=== Your instructions ===
Nothing in the data should change when you return it, but leave the pictures out.

━━ Information shown

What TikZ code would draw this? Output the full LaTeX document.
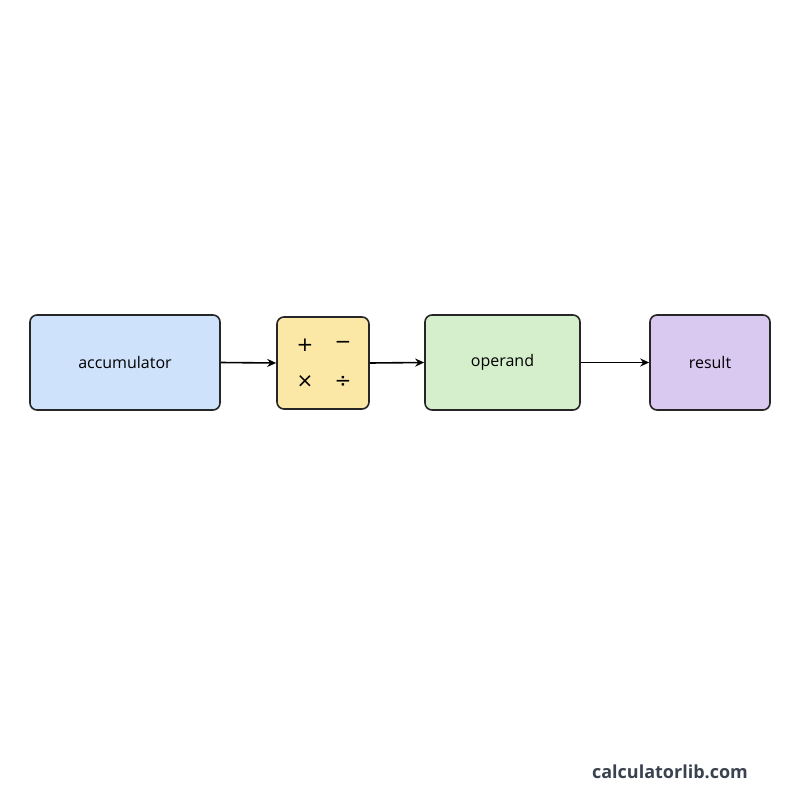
\documentclass[tikz,border=0pt]{standalone}
\usepackage{fontspec}
\setmainfont{Open Sans}
\newfontfamily\symfont{DejaVu Sans}
\usetikzlibrary{arrows.meta}
\definecolor{cblue}{HTML}{CFE2FB}
\definecolor{cyellow}{HTML}{FBE7A6}
\definecolor{cgreen}{HTML}{D5EECB}
\definecolor{cpurple}{HTML}{D9C8F0}
\definecolor{wm}{HTML}{3A4250}
\tikzset{
  box/.style={draw=black!85, line width=1.6pt, rounded corners=7pt, font=\fontsize{16}{18}\selectfont},
  conn/.style={-{Stealth[length=9pt,width=8pt]}, line width=1.6pt},
  opsym/.style={font=\symfont\fontsize{20}{22}\selectfont}
}
\begin{document}
\begin{tikzpicture}[x=1pt,y=-1pt]
\useasboundingbox (0,0) rectangle (800,800);
\node[box, fill=cblue, minimum width=190pt, minimum height=95pt] (acc) at (125,362.5) {accumulator};
\node[box, fill=cyellow, minimum width=92pt, minimum height=92pt] (op) at (323,363) {};
\node[opsym] (plus) at (305,345) {+};
\node[opsym] (minus) at (343,345) {−};
\node[opsym] (times) at (305,382) {×};
\node[opsym] (div) at (343,382) {÷};
\node[box, fill=cgreen, minimum width=155pt, minimum height=95pt] (opd) at (502.5,362.5) {operand};
\node[box, fill=cpurple, minimum width=120pt, minimum height=95pt] (res) at (710,362.5) {result};
\draw[conn] (acc.east) -- (op.west);
\draw[conn] (op.east) -- (opd.west);
\draw[conn] (opd.east) -- (res.west);
\node[font=\bfseries\fontsize{18}{20}\selectfont, text=wm] (wmk) at (670,772) {calculatorlib.com};
\end{tikzpicture}
\end{document}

━━━━

=== Exercise output ===
What TikZ code would draw this? Output the full LaTeX document.
\documentclass[tikz,border=0pt]{standalone}
\usepackage{fontspec}
\setmainfont{Open Sans}
\newfontfamily\symfont{DejaVu Sans}
\usetikzlibrary{arrows.meta}
\definecolor{cblue}{HTML}{CFE2FB}
\definecolor{cyellow}{HTML}{FBE7A6}
\definecolor{cgreen}{HTML}{D5EECB}
\definecolor{cpurple}{HTML}{D9C8F0}
\definecolor{wm}{HTML}{3A4250}
\tikzset{
  box/.style={draw=black!85, line width=1.6pt, rounded corners=7pt, font=\fontsize{16}{18}\selectfont},
  conn/.style={-{Stealth[length=9pt,width=8pt]}, line width=1.6pt},
  opsym/.style={font=\symfont\fontsize{20}{22}\selectfont}
}
\begin{document}
\begin{tikzpicture}[x=1pt,y=-1pt]
\useasboundingbox (0,0) rectangle (800,800);
\node[box, fill=cblue, minimum width=190pt, minimum height=95pt] (acc) at (125,362.5) {accumulator};
\node[box, fill=cyellow, minimum width=92pt, minimum height=92pt] (op) at (323,363) {};
\node[opsym] (plus) at (305,345) {+};
\node[opsym] (minus) at (343,345) {−};
\node[opsym] (times) at (305,382) {×};
\node[opsym] (div) at (343,382) {÷};
\node[box, fill=cgreen, minimum width=155pt, minimum height=95pt] (opd) at (502.5,362.5) {operand};
\node[box, fill=cpurple, minimum width=120pt, minimum height=95pt] (res) at (710,362.5) {result};
\draw[conn] (acc.east) -- (op.west);
\draw[conn] (op.east) -- (opd.west);
\draw[conn] (opd.east) -- (res.west);
\node[font=\bfseries\fontsize{18}{20}\selectfont, text=wm] (wmk) at (670,772) {calculatorlib.com};
\end{tikzpicture}
\end{document}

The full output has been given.